**INSTRUCTION**
Once the pictures are set aside, transcribe the remaining data exactly.

--------------------------------

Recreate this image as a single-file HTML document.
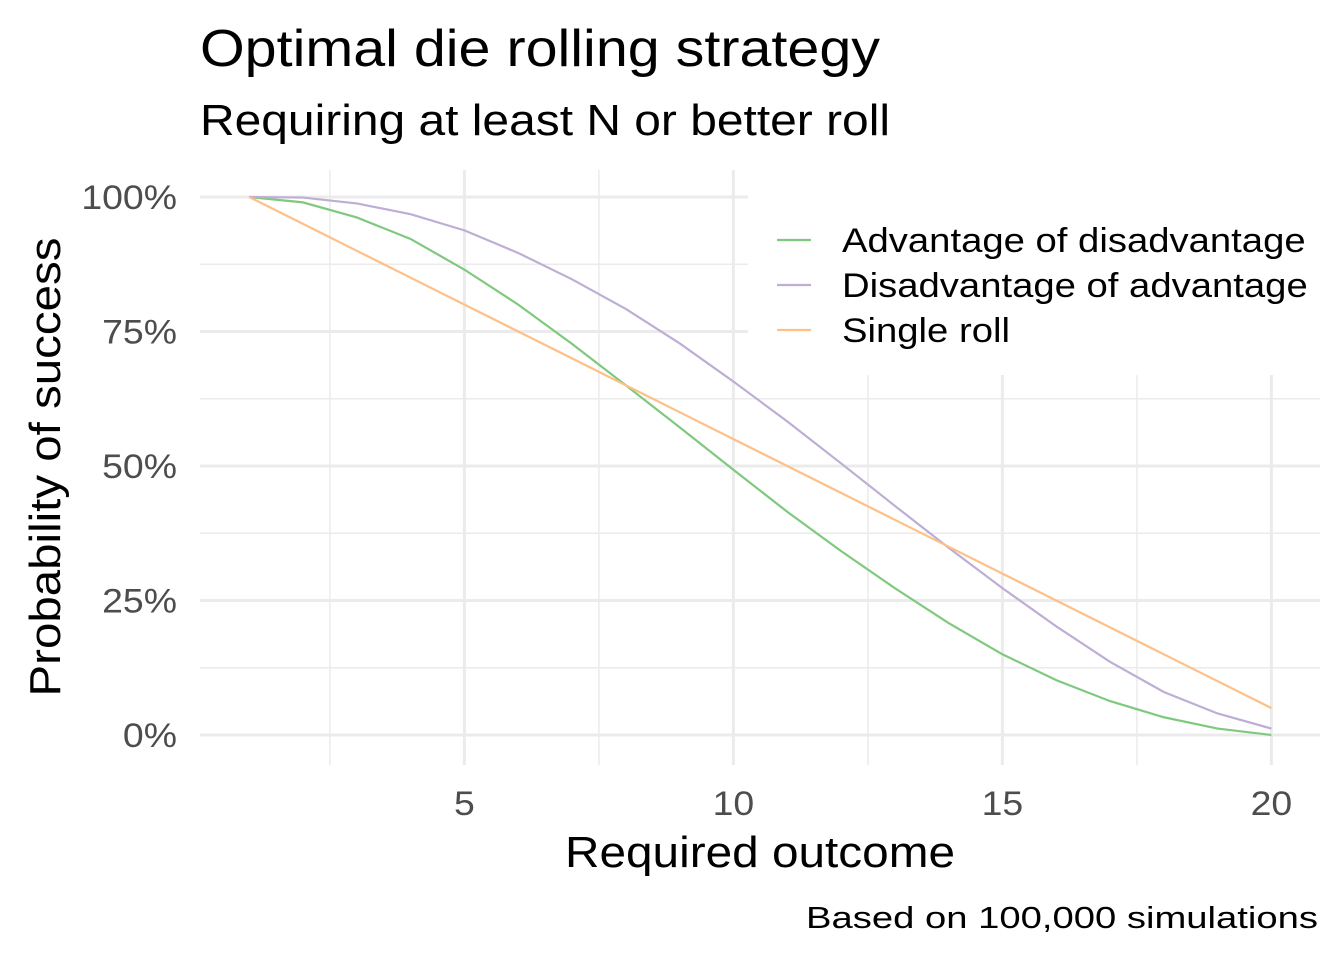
<!DOCTYPE html>
<html><head><meta charset="utf-8"><style>
body{margin:0;background:#fff;}
svg{display:block;font-family:"Liberation Sans",Arial,sans-serif;}
</style></head><body>
<svg id="chart" width="1344" height="960">
<rect width="1344" height="960" fill="#fff"/>
<text x="200" y="66" font-size="52" textLength="680" lengthAdjust="spacingAndGlyphs" fill="#000">Optimal die rolling strategy</text>
<text x="200" y="135" font-size="44" textLength="690" lengthAdjust="spacingAndGlyphs" fill="#000">Requiring at least N or better roll</text>
<g id="grid"></g>
<rect x="748" y="170" width="572" height="205" fill="#fff"/>
<g id="series"></g>
<g id="ticks"></g>
<text x="760" y="867" font-size="44" textLength="390" lengthAdjust="spacingAndGlyphs" text-anchor="middle" fill="#000">Required outcome</text>
<text transform="translate(60,467) rotate(-90)" font-size="44" textLength="459" lengthAdjust="spacingAndGlyphs" text-anchor="middle" fill="#000">Probability of success</text>
<text x="1318" y="928" font-size="31" textLength="512" lengthAdjust="spacingAndGlyphs" text-anchor="end" fill="#000">Based on 100,000 simulations</text>
<g id="legend"></g>
</svg>
<script>
const outcomes=[1,2,3,4,5,6,7,8,9,10,11,12,13,14,15,16,17,18,19,20];
const advOfDis=[100,99,96.2,92.2,86.5,80,72.7,65,57.2,49.3,41.5,34.2,27.3,20.8,15,10.2,6.3,3.3,1.2,0];
const disOfAdv=[100,99.9,98.8,96.8,93.8,89.6,84.7,79.2,72.8,65.7,58.3,50.5,42.6,34.8,27.3,20.2,13.6,8,4,1.2];
const single=[100,95,90,85,80,75,70,65,60,55,50,45,40,35,30,25,20,15,10,5];
const xTicks=[5,10,15,20];
const yTicks=[0,25,50,75,100];
const yTickLabels=["0%","25%","50%","75%","100%"];
const seriesNames=["Advantage of disadvantage","Disadvantage of advantage","Single roll"];
const colors=["#7fc97f","#beaed4","#fdc086"];

const NS="http://www.w3.org/2000/svg";
const X=v=>249.2+(v-1)*(733-464)/5;
const Y=v=>735-v*5.38;
function mk(t,a,p){const e=document.createElementNS(NS,t);for(const k in a)e.setAttribute(k,a[k]);p.appendChild(e);return e;}
function widen(t,k){const w=t.getComputedTextLength();t.setAttribute('textLength',w*k);t.setAttribute('lengthAdjust','spacingAndGlyphs');}
const grid=document.getElementById('grid');
const L=200,R=1320,T=170,B=765;
for(let i=0;i<xTicks.length;i++){
  const v=xTicks[i]-2.5;
  const l=mk('line',{x1:X(v),x2:X(v),y1:T,y2:B,stroke:'#ebebeb','stroke-width':1.5},grid);
  
  
}
for(let i=0;i<yTicks.length-1;i++){
  const v=yTicks[i]+12.5;
  const l=mk('line',{x1:L,x2:R,y1:Y(v),y2:Y(v),stroke:'#ebebeb','stroke-width':1.5},grid);
  
  
}
for(const v of xTicks){
  const l=mk('line',{x1:X(v),x2:X(v),y1:T,y2:B,stroke:'#ebebeb','stroke-width':3},grid);
  
  
}
for(const v of yTicks){
  const l=mk('line',{x1:L,x2:R,y1:Y(v),y2:Y(v),stroke:'#ebebeb','stroke-width':3},grid);
  
  
}
const ticks=document.getElementById('ticks');
xTicks.forEach(v=>{
  const t=mk('text',{x:X(v),y:815,'font-size':34,'text-anchor':'middle',fill:'#4d4d4d'},ticks);
  t.textContent=v;
  
  
  widen(t,1.1);
});
yTicks.forEach((v,i)=>{
  const t=mk('text',{x:177,y:Y(v)+12,'font-size':34,'text-anchor':'end',fill:'#4d4d4d'},ticks);
  t.textContent=yTickLabels[i];
  
  
  widen(t,1.1);
});
const sg=document.getElementById('series');
[advOfDis,disOfAdv,single].forEach((d,i)=>{
  const p=mk('polyline',{points:d.map((v,j)=>X(outcomes[j])+','+Y(v)).join(' '),fill:'none',stroke:colors[i],'stroke-width':2.2},sg);
  
  
});
const lg=document.getElementById('legend');
seriesNames.forEach((n,i)=>{
  const y=240+i*45;
  const l=mk('line',{x1:777,x2:811,y1:y,y2:y,stroke:colors[i],'stroke-width':2.2},lg);
  
  
  const t=mk('text',{x:842,y:y+12,'font-size':34,fill:'#000'},lg);
  t.textContent=n;
  
  
  widen(t,1.125);
});
</script>
</body></html>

--------------------------------

**EXERCISE OUTPUT**
Recreate this image as a single-file HTML document.
<!DOCTYPE html>
<html><head><meta charset="utf-8"><style>
body{margin:0;background:#fff;}
svg{display:block;font-family:"Liberation Sans",Arial,sans-serif;}
</style></head><body>
<svg id="chart" width="1344" height="960">
<rect width="1344" height="960" fill="#fff"/>
<text x="200" y="66" font-size="52" textLength="680" lengthAdjust="spacingAndGlyphs" fill="#000">Optimal die rolling strategy</text>
<text x="200" y="135" font-size="44" textLength="690" lengthAdjust="spacingAndGlyphs" fill="#000">Requiring at least N or better roll</text>
<g id="grid"></g>
<rect x="748" y="170" width="572" height="205" fill="#fff"/>
<g id="series"></g>
<g id="ticks"></g>
<text x="760" y="867" font-size="44" textLength="390" lengthAdjust="spacingAndGlyphs" text-anchor="middle" fill="#000">Required outcome</text>
<text transform="translate(60,467) rotate(-90)" font-size="44" textLength="459" lengthAdjust="spacingAndGlyphs" text-anchor="middle" fill="#000">Probability of success</text>
<text x="1318" y="928" font-size="31" textLength="512" lengthAdjust="spacingAndGlyphs" text-anchor="end" fill="#000">Based on 100,000 simulations</text>
<g id="legend"></g>
</svg>
<script>
const outcomes=[1,2,3,4,5,6,7,8,9,10,11,12,13,14,15,16,17,18,19,20];
const advOfDis=[100,99,96.2,92.2,86.5,80,72.7,65,57.2,49.3,41.5,34.2,27.3,20.8,15,10.2,6.3,3.3,1.2,0];
const disOfAdv=[100,99.9,98.8,96.8,93.8,89.6,84.7,79.2,72.8,65.7,58.3,50.5,42.6,34.8,27.3,20.2,13.6,8,4,1.2];
const single=[100,95,90,85,80,75,70,65,60,55,50,45,40,35,30,25,20,15,10,5];
const xTicks=[5,10,15,20];
const yTicks=[0,25,50,75,100];
const yTickLabels=["0%","25%","50%","75%","100%"];
const seriesNames=["Advantage of disadvantage","Disadvantage of advantage","Single roll"];
const colors=["#7fc97f","#beaed4","#fdc086"];

const NS="http://www.w3.org/2000/svg";
const X=v=>249.2+(v-1)*(733-464)/5;
const Y=v=>735-v*5.38;
function mk(t,a,p){const e=document.createElementNS(NS,t);for(const k in a)e.setAttribute(k,a[k]);p.appendChild(e);return e;}
function widen(t,k){const w=t.getComputedTextLength();t.setAttribute('textLength',w*k);t.setAttribute('lengthAdjust','spacingAndGlyphs');}
const grid=document.getElementById('grid');
const L=200,R=1320,T=170,B=765;
for(let i=0;i<xTicks.length;i++){
  const v=xTicks[i]-2.5;
  const l=mk('line',{x1:X(v),x2:X(v),y1:T,y2:B,stroke:'#ebebeb','stroke-width':1.5},grid);
  
  
}
for(let i=0;i<yTicks.length-1;i++){
  const v=yTicks[i]+12.5;
  const l=mk('line',{x1:L,x2:R,y1:Y(v),y2:Y(v),stroke:'#ebebeb','stroke-width':1.5},grid);
  
  
}
for(const v of xTicks){
  const l=mk('line',{x1:X(v),x2:X(v),y1:T,y2:B,stroke:'#ebebeb','stroke-width':3},grid);
  
  
}
for(const v of yTicks){
  const l=mk('line',{x1:L,x2:R,y1:Y(v),y2:Y(v),stroke:'#ebebeb','stroke-width':3},grid);
  
  
}
const ticks=document.getElementById('ticks');
xTicks.forEach(v=>{
  const t=mk('text',{x:X(v),y:815,'font-size':34,'text-anchor':'middle',fill:'#4d4d4d'},ticks);
  t.textContent=v;
  
  
  widen(t,1.1);
});
yTicks.forEach((v,i)=>{
  const t=mk('text',{x:177,y:Y(v)+12,'font-size':34,'text-anchor':'end',fill:'#4d4d4d'},ticks);
  t.textContent=yTickLabels[i];
  
  
  widen(t,1.1);
});
const sg=document.getElementById('series');
[advOfDis,disOfAdv,single].forEach((d,i)=>{
  const p=mk('polyline',{points:d.map((v,j)=>X(outcomes[j])+','+Y(v)).join(' '),fill:'none',stroke:colors[i],'stroke-width':2.2},sg);
  
  
});
const lg=document.getElementById('legend');
seriesNames.forEach((n,i)=>{
  const y=240+i*45;
  const l=mk('line',{x1:777,x2:811,y1:y,y2:y,stroke:colors[i],'stroke-width':2.2},lg);
  
  
  const t=mk('text',{x:842,y:y+12,'font-size':34,fill:'#000'},lg);
  t.textContent=n;
  
  
  widen(t,1.125);
});
</script>
</body></html>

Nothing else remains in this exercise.